Written problem:
Copy out the listing that follows exactly, dropping every picture.
• • • • •
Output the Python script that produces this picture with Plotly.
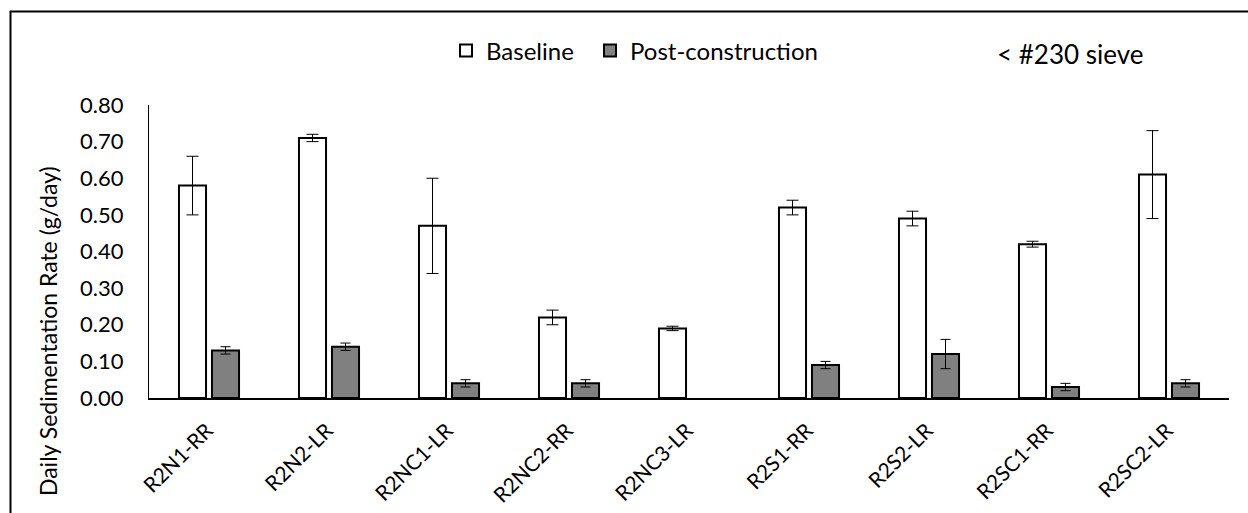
import plotly.graph_objects as go

categories = ["R2N1-RR", "R2N2-LR", "R2NC1-LR", "R2NC2-RR", "R2NC3-LR",
              "R2S1-RR", "R2S2-LR", "R2SC1-RR", "R2SC2-LR"]
baseline = [0.58, 0.71, 0.47, 0.22, 0.19, 0.52, 0.49, 0.42, 0.61]
baseline_err = [0.08, 0.01, 0.13, 0.02, 0.006, 0.02, 0.02, 0.008, 0.12]
post = [0.13, 0.14, 0.04, 0.04, None, 0.09, 0.12, 0.03, 0.04]
post_err = [0.01, 0.01, 0.01, 0.01, None, 0.01, 0.04, 0.01, 0.01]
y_ticks = [0.0, 0.1, 0.2, 0.3, 0.4, 0.5, 0.6, 0.7, 0.8]

FONT = "Lato, Carlito, sans-serif"
W, H = 1248, 513
ML, MR, MT, MB = 149, 19, 105, 115
PW, PH = W - ML - MR, H - MT - MB


def px_x(x):
    return (x - ML) / PW


def px_y(y):
    return (H - MB - y) / PH


fig = go.Figure()
fig.add_trace(go.Bar(
    x=categories, y=baseline, name="Baseline", legend="legend",
    marker=dict(color="white", line=dict(color="black", width=2)),
    error_y=dict(type="data", array=baseline_err, color="black", thickness=1, width=6),
))
fig.add_trace(go.Bar(
    x=categories, y=post, name="Post-construction", legend="legend2",
    marker=dict(color="#808080", line=dict(color="black", width=2)),
    error_y=dict(type="data", array=post_err, color="black", thickness=1, width=5),
))

legend_style = dict(orientation="h", y=px_y(51), xanchor="left", yanchor="middle",
                    font=dict(size=24, family=FONT), itemwidth=30,
                    bgcolor="rgba(0,0,0,0)")

fig.update_layout(
    width=W, height=H,
    margin=dict(l=ML, r=MR, t=MT, b=MB, pad=0, autoexpand=False),
    paper_bgcolor="white", plot_bgcolor="white",
    barmode="group", bargap=0.45, bargroupgap=0.18,
    font=dict(family=FONT, size=22, color="black"),
    showlegend=True,
    legend=dict(x=px_x(446), **legend_style),
    legend2=dict(x=px_x(590), **legend_style),
    xaxis=dict(showline=True, linecolor="black", linewidth=2, ticks="",
               tickangle=-45, tickfont=dict(size=21, family=FONT),
               showgrid=False, ticklabelstandoff=10, ticklabelshift=-2,
               automargin=False),
    yaxis=dict(range=[0, 0.8], tickvals=y_ticks, tickformat=".2f",
               showline=True, linecolor="black", linewidth=1, ticks="",
               showgrid=False, zeroline=False, automargin=False,
               tickfont=dict(size=22, family=FONT), ticklabelstandoff=20),
)

fig.add_annotation(text="Daily Sedimentation Rate (g/day)", textangle=-90,
                   xref="paper", yref="paper", x=px_x(48), y=px_y(331),
                   xanchor="center", yanchor="middle",
                   showarrow=False, font=dict(size=23, family=FONT))
fig.add_annotation(text="< #230 sieve", xref="paper", yref="paper",
                   x=px_x(995), y=px_y(54), xanchor="left", yanchor="middle",
                   showarrow=False, font=dict(size=26, family=FONT))

# outer chart frame (left and top edges visible)
fig.add_shape(type="line", xref="paper", yref="paper",
              x0=px_x(10.5), x1=px_x(10.5), y0=px_y(11), y1=px_y(520),
              line=dict(color="black", width=2))
fig.add_shape(type="line", xref="paper", yref="paper",
              x0=px_x(10), x1=px_x(1260), y0=px_y(11.5), y1=px_y(11.5),
              line=dict(color="black", width=2))

fig.write_html("out.html", config={"displayModeBar": False},
               post_script="document.body.style.margin='0';")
• • • • •
Output for this exercise:
Output the Python script that produces this picture with Plotly.
import plotly.graph_objects as go

categories = ["R2N1-RR", "R2N2-LR", "R2NC1-LR", "R2NC2-RR", "R2NC3-LR",
              "R2S1-RR", "R2S2-LR", "R2SC1-RR", "R2SC2-LR"]
baseline = [0.58, 0.71, 0.47, 0.22, 0.19, 0.52, 0.49, 0.42, 0.61]
baseline_err = [0.08, 0.01, 0.13, 0.02, 0.006, 0.02, 0.02, 0.008, 0.12]
post = [0.13, 0.14, 0.04, 0.04, None, 0.09, 0.12, 0.03, 0.04]
post_err = [0.01, 0.01, 0.01, 0.01, None, 0.01, 0.04, 0.01, 0.01]
y_ticks = [0.0, 0.1, 0.2, 0.3, 0.4, 0.5, 0.6, 0.7, 0.8]

FONT = "Lato, Carlito, sans-serif"
W, H = 1248, 513
ML, MR, MT, MB = 149, 19, 105, 115
PW, PH = W - ML - MR, H - MT - MB


def px_x(x):
    return (x - ML) / PW


def px_y(y):
    return (H - MB - y) / PH


fig = go.Figure()
fig.add_trace(go.Bar(
    x=categories, y=baseline, name="Baseline", legend="legend",
    marker=dict(color="white", line=dict(color="black", width=2)),
    error_y=dict(type="data", array=baseline_err, color="black", thickness=1, width=6),
))
fig.add_trace(go.Bar(
    x=categories, y=post, name="Post-construction", legend="legend2",
    marker=dict(color="#808080", line=dict(color="black", width=2)),
    error_y=dict(type="data", array=post_err, color="black", thickness=1, width=5),
))

legend_style = dict(orientation="h", y=px_y(51), xanchor="left", yanchor="middle",
                    font=dict(size=24, family=FONT), itemwidth=30,
                    bgcolor="rgba(0,0,0,0)")

fig.update_layout(
    width=W, height=H,
    margin=dict(l=ML, r=MR, t=MT, b=MB, pad=0, autoexpand=False),
    paper_bgcolor="white", plot_bgcolor="white",
    barmode="group", bargap=0.45, bargroupgap=0.18,
    font=dict(family=FONT, size=22, color="black"),
    showlegend=True,
    legend=dict(x=px_x(446), **legend_style),
    legend2=dict(x=px_x(590), **legend_style),
    xaxis=dict(showline=True, linecolor="black", linewidth=2, ticks="",
               tickangle=-45, tickfont=dict(size=21, family=FONT),
               showgrid=False, ticklabelstandoff=10, ticklabelshift=-2,
               automargin=False),
    yaxis=dict(range=[0, 0.8], tickvals=y_ticks, tickformat=".2f",
               showline=True, linecolor="black", linewidth=1, ticks="",
               showgrid=False, zeroline=False, automargin=False,
               tickfont=dict(size=22, family=FONT), ticklabelstandoff=20),
)

fig.add_annotation(text="Daily Sedimentation Rate (g/day)", textangle=-90,
                   xref="paper", yref="paper", x=px_x(48), y=px_y(331),
                   xanchor="center", yanchor="middle",
                   showarrow=False, font=dict(size=23, family=FONT))
fig.add_annotation(text="< #230 sieve", xref="paper", yref="paper",
                   x=px_x(995), y=px_y(54), xanchor="left", yanchor="middle",
                   showarrow=False, font=dict(size=26, family=FONT))

# outer chart frame (left and top edges visible)
fig.add_shape(type="line", xref="paper", yref="paper",
              x0=px_x(10.5), x1=px_x(10.5), y0=px_y(11), y1=px_y(520),
              line=dict(color="black", width=2))
fig.add_shape(type="line", xref="paper", yref="paper",
              x0=px_x(10), x1=px_x(1260), y0=px_y(11.5), y1=px_y(11.5),
              line=dict(color="black", width=2))

fig.write_html("out.html", config={"displayModeBar": False},
               post_script="document.body.style.margin='0';")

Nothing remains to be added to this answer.